Identity Documents Bill – Commons Second Reading, 9 June 2010.
Briefing from the Equality and Human Rights Commission on the Second Reading of the Identity Documents Bill.
* The Equality and Human Rights Commission welcomes the provisions of the Identity Documents Bill, in particular the repeal of the Identity Cards Act 2006 and the destruction of information recorded in the National Identity Register.
* The Commission considers the collection, retention and dissemination of personal data impacts on the right to private life under Article 8 of the European Convention on Human Rights.
* However, the Commission is concerned that the regime for identity cards for foreign nationals remains in place and that such provisions have potential to further discriminate against both foreign nationals and ethnic minorities.
* The Commission considers that there is an urgent need for a wider review of the legal and regulatory schemes for the collection, processing and dissemination of information privacy.
Identity Documents Bill
* Clause 1: Repeal of Identity Cards Act 2006;
* Clause 2: Cancellation of ID Cards etc; and
* Clause 3: Destruction of information recorded in National Identity Register
Clauses 1-3 provides for the repeal of the Identity Cards Act 2006, that no ID cards are issued following the passing of the Bill and for the requirement to destroy all information recorded in the National Identity Register within two months of Royal Assent.
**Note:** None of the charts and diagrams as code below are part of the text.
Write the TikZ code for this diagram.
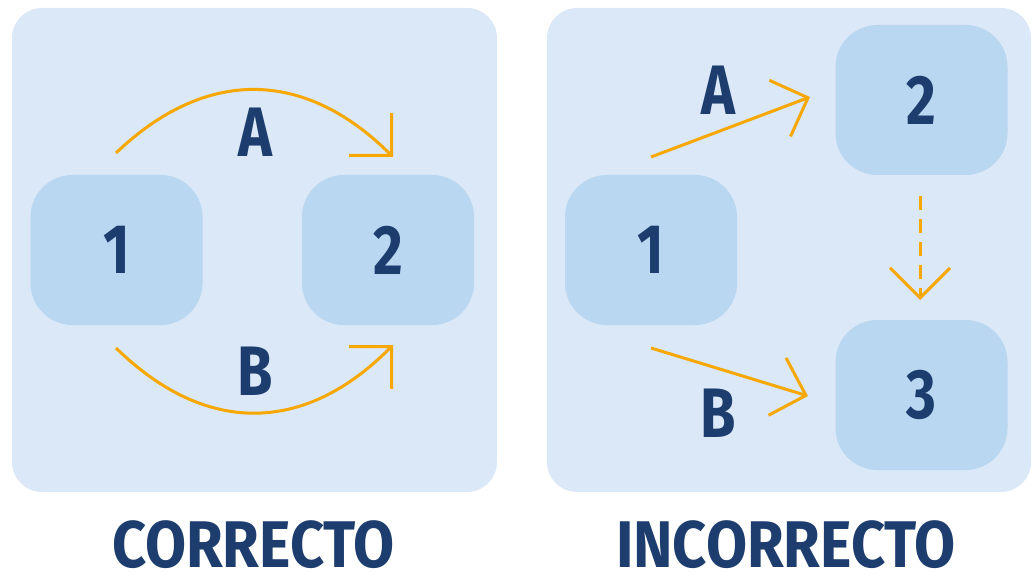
\documentclass[tikz,border=0pt]{standalone}
\usepackage{fontspec}
\usepackage{graphicx}
\setmainfont{Fira Sans}[UprightFont={* Bold},BoldFont={* Bold},FakeStretch=0.82]
\usetikzlibrary{arrows.meta}
\definecolor{panelbg}{HTML}{DAE8F7}
\definecolor{nodebg}{HTML}{B9D7F1}
\definecolor{navy}{HTML}{1C3D6E}
\definecolor{orangec}{HTML}{F7A800}
\tikzset{
  panel/.style={fill=panelbg, draw=none, rounded corners=30pt},
  numbox/.style={fill=nodebg, draw=none, rounded corners=42pt, minimum width=172pt, minimum height=150pt, inner sep=0pt, text=navy, font=\fontsize{70pt}{70pt}\selectfont},
  lbl/.style={text=navy, anchor=base, inner sep=0pt, font=\fontsize{70pt}{70pt}\selectfont},
  ttl/.style={text=navy, anchor=base, inner sep=0pt, font=\fontsize{66pt}{66pt}\selectfont},
  conn/.style={draw=orangec, line width=3pt, -{Straight Barb[length=30pt,width=60pt,line width=3pt]}},
}
\begin{document}
\begin{tikzpicture}[x=1pt,y=-1pt]
\useasboundingbox (0,0) rectangle (1032,577);
% panels
\fill[panel] (12,8) rectangle (497,492);
\fill[panel] (547,8) rectangle (1031,492);
% left nodes
\node[numbox] (L1) at (116.5,250) {1};
\node[numbox] (L2) at (388,250) {2};
% right nodes
\node[numbox] (R1) at (651,250) {1};
\node[numbox] (R2) at (921.5,100) {2};
\node[numbox] (R3) at (921.5,395) {3};
% coordinates for connector ends
\coordinate (LAs) at (116,153);
\coordinate (LAe) at (393,157);
\coordinate (LBs) at (116,348);
\coordinate (LBe) at (393,345);
\coordinate (RAs) at (651,157);
\coordinate (RAe) at (810,97);
\coordinate (RBs) at (651,348);
\coordinate (RBe) at (808,396);
\coordinate (RDs) at (920,196);
\coordinate (RDe) at (920,300);
% connectors
\draw[conn] (LAs) .. controls (205,68) and (304,68) .. (LAe);
\draw[conn] (LBs) .. controls (205,435) and (304,435) .. (LBe);
\draw[conn] (RAs) -- (RAe);
\draw[conn] (RBs) -- (RBe);
\draw[conn, dash pattern=on 14pt off 9pt] (RDs) -- (RDe);
% labels
\node[lbl] (tA) at (255,157) {A};
\node[lbl] (tB) at (255,395) {B};
\node[lbl] (tRA) at (718,115) {A};
\node[lbl] (tRB) at (718,437) {B};
% titles
\node[ttl] (t1) at (253.5,567) {\scalebox{1.1}[1]{CORRECTO}};
\node[ttl] (t2) at (786,567) {\scalebox{1.1}[1]{INCORRECTO}};
\end{tikzpicture}
\end{document}
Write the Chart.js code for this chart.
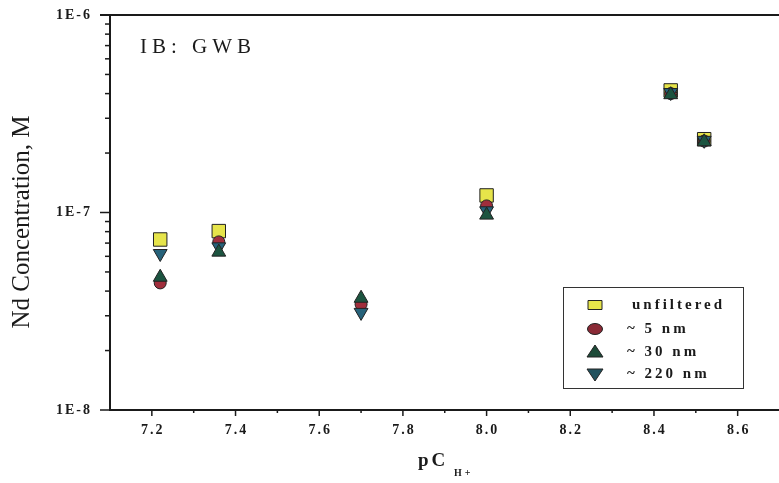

The Commission welcomes the provisions of the Identity Document Bill, in particular the repeal of the Identity Cards Act 2006 and the destruction of information recorded on the National Identity Register.
The Commission had concerns regarding the need for and operation of these provisions. In particular, the Commission was concerned that the use of identity cards had the potential to have a negative impact on ethnic minority groups and on good relations.
While the Commission therefore welcomes this Bill, we have concerns that the regime for identity cards for foreign nationals will remain in place, due to the existing provisions under the UK Borders Act 2007. The Commission has concerns that such provisions have the potential to further discriminate against both foreign nationals and ethnic minorities, and to harm good relations.
The Commission considers that the collection, retention and dissemination of data on individuals, including through identity cards and a National Identity Register, impacts on the right to private life under Article 8 of the European Convention on Human Rights. The Commission refers to the report Commissioned by the Joseph Rowntree Reform Trust1 that concluded that 1/4 of public sector databases were illegal under human rights or data protection law.
The Commission considers that is an urgent need for a wider review of the legal and regulatory schemes for the collection, processing and dissemination of information privacy.
The Commission is carrying out a research project which is considering the current regimes of the protection of information privacy, their adequacy, gaps in protections and possible routes to reform of the current protections of information privacy.
The Commission anticipates that the report with findings and recommendations for future actions will be published in September 2010. The Commission then hopes to work closely with relevant stakeholders, the Government and policy makers to take the recommendations of the research forward.
About the Equality and Human Rights Commission
The Equality and Human Rights Commission is an independent statutory body established under the Equality Act 2006. The Commission works to reduce inequality, eliminate discrimination, strengthen good relations, and promote and protect human rights.
Last year, the Commission achieved ‘A’ status accreditation as a National Human Rights Institution, enabling us to participate in the United Nations Human Rights Council, and to undertake monitoring of the UK’s human rights obligations.
As a regulator, the Commission is responsible for enforcing equality legislation on age, disability, gender, race, religion or belief, sexual orientation or transgender status, and encouraging compliance with the Human Rights Act. It also gives advice and guidance on businesses, the voluntary and public sectors, and to individuals.